Например, новый дарвинизм часто ошибочно полагается упражнением в социальном расслоении. На рубеже 19 и 20 веков антропологи спокойно рассуждали о "низших расах дикарей", неспособных к нравственному развитию. Некритичному наблюдателю казалось, что такие установки достаточно легко вписывались в общую схему дарвинизма, так же как и более поздние доктрины сторонников превосходства белой расы, включая Гитлера. Но сегодняшние антропологи дарвиновской школы, изучая народы мира, меньше интересуются внешними различиями культур, чем их глубокой общностью. За глобальной мешаниной обычаев и ритуалов они видят повторяющиеся образцы в таких общественных институтах, как семья, дружба, политика, ухаживание, мораль. Они полагают, что эволюционное развитие людей объясняет построение этих шаблонов: почему людей во всех культурах так волнует социальный статус (часто больше, чем они отдают себе отчёт); почему люди во всех культурах не только сплетничают, но и сплетничают на одни и те же темы; почему во всех культурах мужчины и женщины отличаются друг от друга по нескольким основным направлениям; почему людям повсюду присуще чувство стыда, и возникает оно в легко предсказуемых обстоятельствах; почему людям повсюду присуще глубокое чувство справедливости, и такие интернациональные пословицы, как "доброе дело не пропадёт" и "око за око, зуб за зуб" служат формой для жизни людей везде на этой планете.

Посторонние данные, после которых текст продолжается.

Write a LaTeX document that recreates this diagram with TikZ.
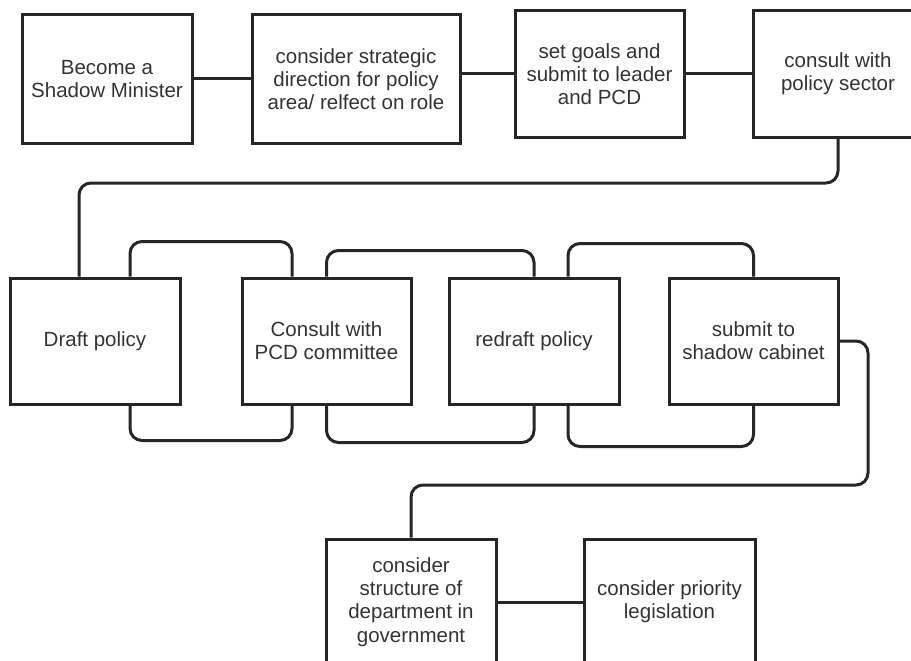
\documentclass[tikz,border=0pt]{standalone}
\usepackage{fontspec}
\setmainfont{Liberation Sans}
\usetikzlibrary{calc}
\tikzset{
  stepbox/.style={draw=black!85, line width=3pt, inner sep=0pt,
    minimum width=170pt, minimum height=126pt, align=center,
    text=black!80, font=\fontsize{20.5}{23.3}\selectfont},
  link/.style={draw=black!85, line width=3pt, rounded corners=12pt}
}

\begin{document}
\begin{tikzpicture}[x=1pt, y=-1pt]
  \path[use as bounding box, clip] (0,0) rectangle (911,661);

  % Top row
  \node[stepbox, minimum height=128pt] (become) at (107,79) {Become a\\Shadow Minister};
  \node[stepbox, minimum width=208pt, minimum height=128pt] (strategy) at (356,79) {consider strategic\\direction for policy\\area/ relfect on role};
  \node[stepbox, minimum width=169pt] (goals) at (599.5,74) {set goals and\\submit to leader\\and PCD};
  \node[stepbox] (sector) at (838,74) {consult with\\policy sector};

  \draw[link] (become) -- (strategy);
  \draw[link] (goals.west -| strategy.east) -- (goals.west);
  \draw[link] (goals) -- (sector);

  % Middle row
  \node[stepbox] (draft) at (95,341) {Draft policy};
  \node[stepbox, minimum width=169pt] (pcd) at (326.5,341) {Consult with\\PCD committee};
  \node[stepbox] (redraft) at (534,341) {redraft policy};
  \node[stepbox, minimum width=169pt] (cabinet) at (753.5,341) {submit to\\shadow cabinet};

  \coordinate (turn1) at (79,183);
  \draw[link] (sector.south) |- (turn1) -- (turn1 |- draft.north);

  % Loops between the drafting steps
  \draw[link] (draft.north -| 130,0) -- ++(0,-35) -| (pcd.north -| 292,0);
  \draw[link] (draft.south -| 130,0) -- ++(0,35) -| (pcd.south -| 292,0);
  \draw[link] (pcd.north) -- ++(0,-26) -| (redraft.north);
  \draw[link] (pcd.south) -- ++(0,37) -| (redraft.south);
  \draw[link] (redraft.north -| 568,0) -- ++(0,-33) -| (cabinet.north);
  \draw[link] (redraft.south -| 568,0) -- ++(0,41) -| (cabinet.south);

  % Bottom row
  \node[stepbox] (structure) at (411,602) {consider\\structure of\\department in\\government};
  \node[stepbox, minimum width=171pt] (priority) at (669.5,602) {consider priority\\legislation};

  \coordinate (turn2) at (868,485);
  \draw[link] (cabinet.east) -| (turn2) -| (structure.north);
  \draw[link] (structure) -- (priority);
\end{tikzpicture}
\end{document}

В некотором смысле не удивительно, что переоткрытие природы человека длилось так долго. Она стремится уклониться от нас, где бы мы её ни высматривали. Мы считаем само собой разумеющимися такие явления в нашей жизни как благодарность, стыд, раскаяние, гордость, честь, возмездие, сочувствие, любовь и так далее; так же как мы считаем самим собой разумеющимся воздух, которым мы дышим, свойство брошенных предметов падать, и других явлений, типичных для жизни на этой планете. Но так необязательно должно быть. Мы могли бы жить на планете, где общественная жизнь не имела бы ничего похожего на вышеперечисленное. Мы могли жить на планете, где некоторым этническим группам были присущи лишь некоторых из вышеупомянутых чувств, а другим группам были бы присущи другие. Но на нашей планете это не так. Чем внимательнее антропологи-дарвинисты изучают народы мира, тем более их поражает плотность и запутанность паутины природы человека, которой связаны все мы. И тем больше понимают, как эта сеть сплетена.

Даже когда неодарвинисты фокусируются на различиях — либо между группами людей, либо среди людей внутри групп — они вообще не склонны объяснить их в терминах генетических различий. Антропологи-дарвинисты видят несомненно разнообразные мировые культуры как продукты единой человеческой сущности, реагирующей на широко переменные условия; эволюционная теория показывает доселе невидимые связи между условиями и культурами (например объясняют, почему в некоторых культурах с невестой принято давать приданое в других — нет). И, несмотря на распространённое заблуждение, эволюционные психологи придерживаются все той же основной доктрины психологии и психиатрии XX века, полагающей что раннее общественное окружение оказывает огромное влияние на формирование сознания взрослого.